Do Energy Efficiency Improvements Reduce Energy Use? Empirical Evidence on the Economy-Wide Rebound Effect in Europe and the United States

We have just posted a new working paper on RePEc and SSRN extending our structural vector autoregression methodology for estimating the economy-wide rebound effect and applying it to several European countries as well as the United States. I coauthored the paper with Anne Berner at University of G├Âttingen, Stephan Bruns at Hasselt University, and Alessio Moneta at the Sant'Anna School of Advanced Studies in Pisa. 

We developd this approach as part of our DP16 Australian Research Council funded project on energy efficiency. This is a multivariate time series model using time series for energy use, GDP, and the price of energy. The model allows us to control for shocks to GDP and the price of energy but to model the responses of those variables to the energy efficiency shock. 

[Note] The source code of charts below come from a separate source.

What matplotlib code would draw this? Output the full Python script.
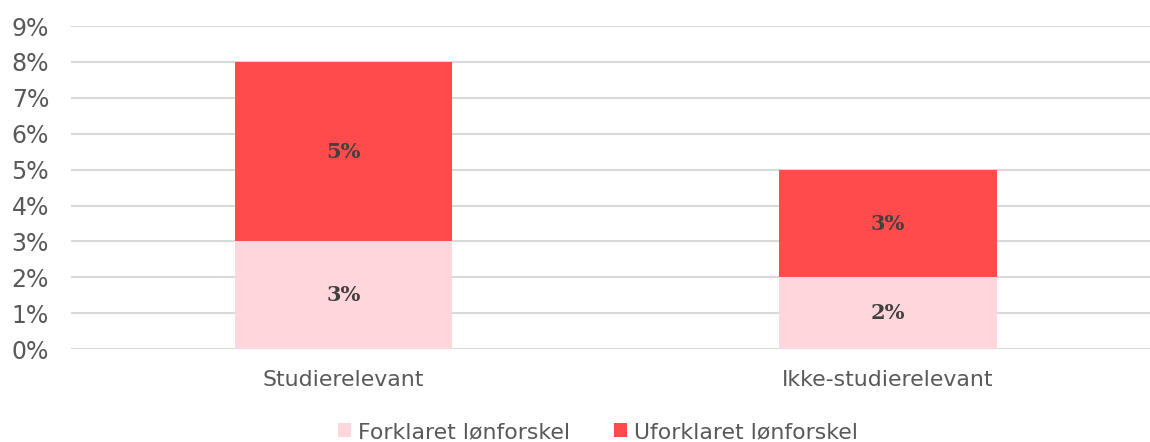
import matplotlib.pyplot as plt
import numpy as np

categories = ["Studierelevant", "Ikke-studierelevant"]
forklaret = [3, 2]
uforklaret = [5, 3]
yticks = [0, 1, 2, 3, 4, 5, 6, 7, 8, 9]

fig = plt.figure(figsize=(11.5, 4.42), dpi=100)
ax = fig.add_axes([0.062, 0.21, 0.938, 0.731])

x = np.arange(len(categories))
b1 = ax.bar(x, forklaret, width=0.4, color="#FFD6DB", label="Forklaret lønforskel", zorder=2)
b2 = ax.bar(x, uforklaret, width=0.4, bottom=forklaret, color="#FF4B4B",
            label="Uforklaret lønforskel", zorder=2)

for rects, vals, bottoms in [(b1, forklaret, [0, 0]), (b2, uforklaret, forklaret)]:
    for r, v, b in zip(rects, vals, bottoms):
        ax.text(r.get_x() + r.get_width() / 2, b + v / 2, f"{v}%", ha="center", va="center",
                fontsize=15, fontweight="bold", family="DejaVu Serif", color="#404040", zorder=3)

ax.set_xlim(-0.5, 1.482)
ax.set_ylim(0, 9)
ax.set_yticks(yticks)
ax.set_yticklabels([f"{t}%" for t in yticks])
ax.set_xticks(x)
ax.set_xticklabels(categories)
ax.tick_params(axis="both", length=0, labelsize=15.8, colors="#595959")
ax.tick_params(axis="y", labelsize=17, pad=16)
ax.tick_params(axis="x", pad=15)
ax.grid(axis="y", color="#D9D9D9", linewidth=1.5, zorder=0)
for s in ax.spines.values():
    s.set_visible(False)

fig.legend(handles=[b1, b2], loc="lower center", bbox_to_anchor=(0.52, -0.045), ncol=2,
           frameon=False, fontsize=15.8, handlelength=0.6, handleheight=0.6,
           handletextpad=0.3, columnspacing=2.0, labelcolor="#595959")

fig.savefig("out.png", dpi=100)
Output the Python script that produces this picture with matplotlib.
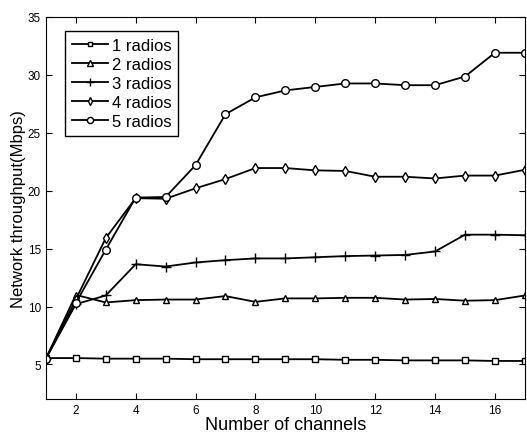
import numpy as np
import matplotlib
matplotlib.use('Agg')
import matplotlib.pyplot as plt

plt.rcParams['font.family'] = ['Liberation Sans', 'DejaVu Sans']

# number of channels
channels = list(range(1, 18))

# throughput (Mbps)
radios_1 = [5.55, 5.55, 5.5, 5.5, 5.5, 5.45, 5.45, 5.45, 5.45, 5.45, 5.4, 5.4, 5.35, 5.35, 5.35, 5.3, 5.3]
radios_2 = [5.5, 11.0, 10.35, 10.55, 10.6, 10.6, 10.9, 10.4, 10.7, 10.7, 10.75, 10.75, 10.6, 10.65, 10.5, 10.55, 10.95]
radios_3 = [5.5, 10.2, 10.95, 13.65, 13.45, 13.8, 14.0, 14.15, 14.15, 14.25, 14.35, 14.4, 14.45, 14.75, 16.2, 16.2, 16.15]
radios_4 = [5.5, 10.6, 15.9, 19.35, 19.3, 20.2, 21.0, 21.95, 21.95, 21.75, 21.7, 21.2, 21.2, 21.05, 21.3, 21.3, 21.8]
radios_5 = [5.5, 10.3, 14.9, 19.4, 19.45, 22.2, 26.6, 28.05, 28.65, 28.95, 29.25, 29.25, 29.1, 29.1, 29.85, 31.9, 31.9]

series = [radios_1, radios_2, radios_3, radios_4, radios_5]
labels = ['1 radios', '2 radios', '3 radios', '4 radios', '5 radios']
markers = ['s', '^', '+', 'd', 'o']
msizes = [4, 5, 6.5, 5, 5.5]

fig = plt.figure(figsize=(5.27, 4.35), dpi=100)
ax = fig.add_axes([0.087, 0.080, 0.909, 0.879])

for vals, lab, m, s in zip(series, labels, markers, msizes):
    ax.plot(channels, vals, color='black', lw=1.3, marker=m, ms=s,
            mfc='white', mec='black', mew=1.0, label=lab)

ax.set_xlim(1, 17)
ax.set_ylim(2, 35)
ax.set_xticks(range(2, 17, 2))
ax.set_yticks(range(5, 36, 5))
ax.tick_params(direction='in', top=True, right=True, labelsize=8.5, length=4)
ax.set_xlabel('Number of channels', fontsize=13, labelpad=0)
ax.set_ylabel('Network throughput(Mbps)', fontsize=12, labelpad=1)

leg = ax.legend(loc='upper left', bbox_to_anchor=(0.04, 0.963), borderaxespad=0,
                fancybox=False, edgecolor='black', framealpha=1, fontsize=12,
                handlelength=2.2, handletextpad=0.2, labelspacing=0.25,
                borderpad=0.4, markerscale=0.8)
leg.get_frame().set_linewidth(1.0)

fig.savefig('out.png', dpi=100)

We estimate the effect of an energy efficiency shock on the use of energy. Initially, energy use falls, but we found using U.S. data that it then ends up bouncing back to almost where it started. This means that the rebound effect is around 100%. Energy efficiency improvements don't end up saving energy in the long run. That paper has now been published in Energy Economics.

This new paper extends this research in two ways:

1. We control for a wide array of macroeconomic variables that might affect our key variables of interest. In order to squeeze all that information into our model, we carry out a factor analysis and use the first two principal components. This time series model incorporating these factors is called a Structural Factor-Augmented Vector Autoregressive (S-FAVAR) model. The extracted principal components for our five countries are shown in this figure:

2. We apply the model to five countries rather than just the United States. The downside is that we ended up with much shorter time series, only covering 2008-2019.

We also use a Kalman filter method to derive monthly GDP series for the European countries. The choice of countries was restricted by the availability of reliable energy data. As we didn't have separate monthly primary electricity data for the European countries, our energy variable for these countries is just fossil fuels.

Our results are quite similar to our previous U.S. study:

The graph on the left shows how energy use changes over time following an energy efficiency shock. In all countries, it bounces back a lot. It seems like there is more chance of permanent energy savings in the UK than in the other countries. On the other hand, in the long run, the 90% confidence interval of the rebound effect overlaps 100% in all countries. So, energy savings aren't large and may be zero in the long run.

Of course, despite including more information, the results depend on a lot of assumptions. Most importantly, we are talking about an improvement in energy efficiency that is uncorrelated with shocks to the GDP such as total factor productivity improvements. It's possible that the rebound to shocks that are correlated to TFP shocks, if they exist, is quite different. Also, energy efficiency policies that get consumers and firms to do costly things to save energy theoretically have negative rebound. They should end up saving even more energy than is mandated. Given our results, these don't seem to be that important, but we shouldn't say that such policies won't save energy.